DPP4 is widely expressed on the surface of endothelial cells and immune cells such as lymphocytes and monocytes [4042]. DPP4 inhibitors exert their effects by inhibiting enzymatic degradation of GLP-1; however, recent studies reported non-enzymatic functions for DPP4 [43]. For instance, cell-surface DPP4 regulates inflammatory responses in innate immune cells such as monocytes and dendritic cells through the incretin-independent pathway [44, 45]. In endothelial cells, DPP4-mediated signaling pathways result in phosphorylation of endothelial nitric oxide synthase [41]. The distinct role of DPP4 in cardiac tissue remains unknown, but further examination will shed light on the novel functions of DPP4 inhibitors in the heart.

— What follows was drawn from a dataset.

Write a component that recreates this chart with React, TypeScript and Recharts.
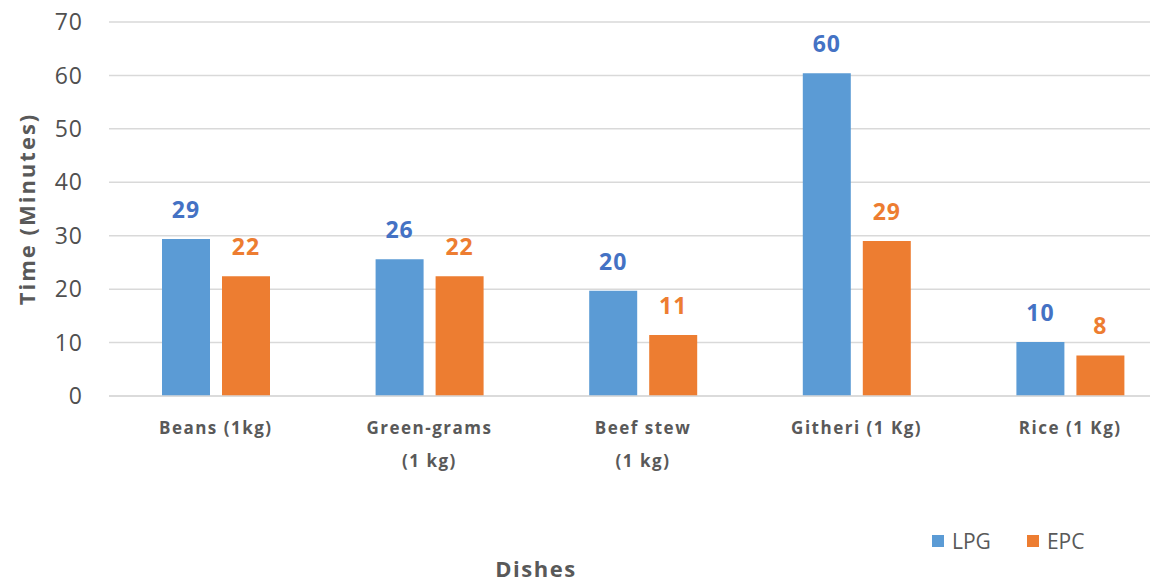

Although the effects of DPP4 inhibitors on LV hypertrophy in humans have not been fully elucidated, the moderate blood pressure–lowering effect of DPP4 inhibitor may have favorable effect on LV hypertrophy in this clinical setting [46]. The mechanism of this effect has been attributed to increased diuresis and natriuresis owing to inhibition of sodium reabsorption from the proximal renal tubules [47]. Another mechanism for the blood pressure–lowering effects of DPP4 inhibitors is peripheral vasodilatation and decreased peripheral vascular resistance. Recently, van Poppel et al. showed that vildagliptin improves endothelial function in patients with type 2 diabetes [48]. Moreover, a recent clinical study indicated that endothelial dysfunction is closely associated with HFpEF [49], and thus favorable effects of DPP4 inhibitors on the vascular system suggest a therapeutic potential for preventing LV hypertrophy and HFpEF in humans.

Limitations

The elevation of the circulating GLP-1 level has a potential role in cardioprotection, but we did not explore the direct effect of GLP-1 on hypertrophy of cardiomyocytes in this study. Further, a wide range of peptides are considered to be substrates of DPP4. Comprehensive analysis of the effect of DPP4 inhibitors on the substrates in hypertrophied hearts will help to identify the underlying mechanisms. Second, our finding indicated the potential role of vildagliptin on the protection, but not regression, of LV hypertrophy. In clinical practice, it would be of interest to see if administration of DPP4 inhibitor has benefits for patients with existing LV hypertrophy. Further study is warranted to address this question. Finally, It is necessary to understand the role of DPP4 itself in cardiac hypertrophy to address the potential role of DPP4 inhibitors as therapeutics.

In conclusion, a DPP4 inhibitor, vildagliptin, prevented LV hypertrophy caused by continuous exposure to isoproterenol in rats. This finding suggests the possibility of using a DPP4 inhibitor to prevent LV hypertrophy in humans.